▶ Challenge: Set down each line of the data below exactly as it stands, dropping the pictures.

▶ Information supplied:
* Begin *
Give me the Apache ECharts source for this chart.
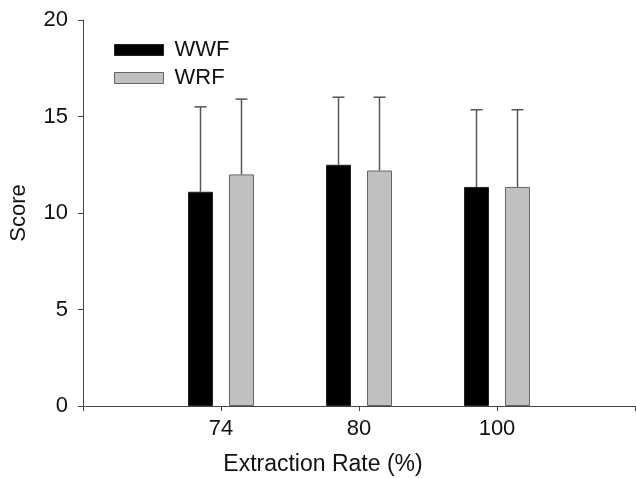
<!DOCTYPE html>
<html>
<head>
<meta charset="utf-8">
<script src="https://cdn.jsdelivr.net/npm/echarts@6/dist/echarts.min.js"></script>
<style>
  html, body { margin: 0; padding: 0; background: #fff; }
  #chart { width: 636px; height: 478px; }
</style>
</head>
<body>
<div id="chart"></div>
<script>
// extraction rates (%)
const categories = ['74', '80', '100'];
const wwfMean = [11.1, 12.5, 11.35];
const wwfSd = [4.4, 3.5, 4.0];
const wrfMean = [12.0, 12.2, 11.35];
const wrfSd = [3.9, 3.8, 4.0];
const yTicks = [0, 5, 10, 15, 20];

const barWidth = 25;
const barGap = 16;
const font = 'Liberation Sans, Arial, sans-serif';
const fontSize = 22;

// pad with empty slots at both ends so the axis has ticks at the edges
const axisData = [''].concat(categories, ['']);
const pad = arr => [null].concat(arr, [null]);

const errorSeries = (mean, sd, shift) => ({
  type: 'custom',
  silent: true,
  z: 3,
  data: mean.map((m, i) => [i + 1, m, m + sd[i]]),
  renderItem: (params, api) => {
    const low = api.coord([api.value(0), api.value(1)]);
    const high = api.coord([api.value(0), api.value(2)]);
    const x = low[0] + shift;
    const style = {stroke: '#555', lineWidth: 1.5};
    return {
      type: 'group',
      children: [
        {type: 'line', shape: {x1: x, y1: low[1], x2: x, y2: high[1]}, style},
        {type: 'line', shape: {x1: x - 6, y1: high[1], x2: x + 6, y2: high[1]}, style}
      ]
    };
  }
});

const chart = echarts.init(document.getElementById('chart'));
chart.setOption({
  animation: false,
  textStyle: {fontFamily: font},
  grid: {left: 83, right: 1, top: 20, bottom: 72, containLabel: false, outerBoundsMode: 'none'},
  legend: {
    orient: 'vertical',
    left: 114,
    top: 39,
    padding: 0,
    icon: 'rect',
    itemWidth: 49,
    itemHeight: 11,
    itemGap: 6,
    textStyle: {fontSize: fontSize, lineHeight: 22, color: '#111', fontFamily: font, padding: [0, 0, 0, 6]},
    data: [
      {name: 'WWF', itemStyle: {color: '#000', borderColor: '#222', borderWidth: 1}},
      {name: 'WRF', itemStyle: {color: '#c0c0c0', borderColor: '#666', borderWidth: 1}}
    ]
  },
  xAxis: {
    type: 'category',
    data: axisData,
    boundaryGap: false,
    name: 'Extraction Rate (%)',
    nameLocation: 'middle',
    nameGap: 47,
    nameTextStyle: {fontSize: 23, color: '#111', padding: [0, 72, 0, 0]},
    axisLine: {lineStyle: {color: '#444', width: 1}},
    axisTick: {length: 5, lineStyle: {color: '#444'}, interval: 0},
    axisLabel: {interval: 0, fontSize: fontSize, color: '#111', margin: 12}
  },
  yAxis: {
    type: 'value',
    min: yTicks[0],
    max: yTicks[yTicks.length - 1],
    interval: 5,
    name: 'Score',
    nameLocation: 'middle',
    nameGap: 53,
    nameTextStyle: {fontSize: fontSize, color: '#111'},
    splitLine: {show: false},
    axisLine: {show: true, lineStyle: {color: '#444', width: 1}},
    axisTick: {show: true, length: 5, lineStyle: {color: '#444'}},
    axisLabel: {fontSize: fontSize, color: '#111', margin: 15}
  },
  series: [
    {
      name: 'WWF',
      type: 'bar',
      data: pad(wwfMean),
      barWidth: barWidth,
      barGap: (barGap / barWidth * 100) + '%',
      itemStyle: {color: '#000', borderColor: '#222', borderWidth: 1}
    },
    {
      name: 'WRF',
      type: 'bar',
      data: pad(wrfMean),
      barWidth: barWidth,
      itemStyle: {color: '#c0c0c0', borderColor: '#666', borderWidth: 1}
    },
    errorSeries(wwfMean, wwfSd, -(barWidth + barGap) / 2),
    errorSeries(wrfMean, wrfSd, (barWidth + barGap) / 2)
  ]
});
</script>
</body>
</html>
* End *
▶ The answer:
Give me the Apache ECharts source for this chart.
<!DOCTYPE html>
<html>
<head>
<meta charset="utf-8">
<script src="https://cdn.jsdelivr.net/npm/echarts@6/dist/echarts.min.js"></script>
<style>
  html, body { margin: 0; padding: 0; background: #fff; }
  #chart { width: 636px; height: 478px; }
</style>
</head>
<body>
<div id="chart"></div>
<script>
// extraction rates (%)
const categories = ['74', '80', '100'];
const wwfMean = [11.1, 12.5, 11.35];
const wwfSd = [4.4, 3.5, 4.0];
const wrfMean = [12.0, 12.2, 11.35];
const wrfSd = [3.9, 3.8, 4.0];
const yTicks = [0, 5, 10, 15, 20];

const barWidth = 25;
const barGap = 16;
const font = 'Liberation Sans, Arial, sans-serif';
const fontSize = 22;

// pad with empty slots at both ends so the axis has ticks at the edges
const axisData = [''].concat(categories, ['']);
const pad = arr => [null].concat(arr, [null]);

const errorSeries = (mean, sd, shift) => ({
  type: 'custom',
  silent: true,
  z: 3,
  data: mean.map((m, i) => [i + 1, m, m + sd[i]]),
  renderItem: (params, api) => {
    const low = api.coord([api.value(0), api.value(1)]);
    const high = api.coord([api.value(0), api.value(2)]);
    const x = low[0] + shift;
    const style = {stroke: '#555', lineWidth: 1.5};
    return {
      type: 'group',
      children: [
        {type: 'line', shape: {x1: x, y1: low[1], x2: x, y2: high[1]}, style},
        {type: 'line', shape: {x1: x - 6, y1: high[1], x2: x + 6, y2: high[1]}, style}
      ]
    };
  }
});

const chart = echarts.init(document.getElementById('chart'));
chart.setOption({
  animation: false,
  textStyle: {fontFamily: font},
  grid: {left: 83, right: 1, top: 20, bottom: 72, containLabel: false, outerBoundsMode: 'none'},
  legend: {
    orient: 'vertical',
    left: 114,
    top: 39,
    padding: 0,
    icon: 'rect',
    itemWidth: 49,
    itemHeight: 11,
    itemGap: 6,
    textStyle: {fontSize: fontSize, lineHeight: 22, color: '#111', fontFamily: font, padding: [0, 0, 0, 6]},
    data: [
      {name: 'WWF', itemStyle: {color: '#000', borderColor: '#222', borderWidth: 1}},
      {name: 'WRF', itemStyle: {color: '#c0c0c0', borderColor: '#666', borderWidth: 1}}
    ]
  },
  xAxis: {
    type: 'category',
    data: axisData,
    boundaryGap: false,
    name: 'Extraction Rate (%)',
    nameLocation: 'middle',
    nameGap: 47,
    nameTextStyle: {fontSize: 23, color: '#111', padding: [0, 72, 0, 0]},
    axisLine: {lineStyle: {color: '#444', width: 1}},
    axisTick: {length: 5, lineStyle: {color: '#444'}, interval: 0},
    axisLabel: {interval: 0, fontSize: fontSize, color: '#111', margin: 12}
  },
  yAxis: {
    type: 'value',
    min: yTicks[0],
    max: yTicks[yTicks.length - 1],
    interval: 5,
    name: 'Score',
    nameLocation: 'middle',
    nameGap: 53,
    nameTextStyle: {fontSize: fontSize, color: '#111'},
    splitLine: {show: false},
    axisLine: {show: true, lineStyle: {color: '#444', width: 1}},
    axisTick: {show: true, length: 5, lineStyle: {color: '#444'}},
    axisLabel: {fontSize: fontSize, color: '#111', margin: 15}
  },
  series: [
    {
      name: 'WWF',
      type: 'bar',
      data: pad(wwfMean),
      barWidth: barWidth,
      barGap: (barGap / barWidth * 100) + '%',
      itemStyle: {color: '#000', borderColor: '#222', borderWidth: 1}
    },
    {
      name: 'WRF',
      type: 'bar',
      data: pad(wrfMean),
      barWidth: barWidth,
      itemStyle: {color: '#c0c0c0', borderColor: '#666', borderWidth: 1}
    },
    errorSeries(wwfMean, wwfSd, -(barWidth + barGap) / 2),
    errorSeries(wrfMean, wrfSd, (barWidth + barGap) / 2)
  ]
});
</script>
</body>
</html>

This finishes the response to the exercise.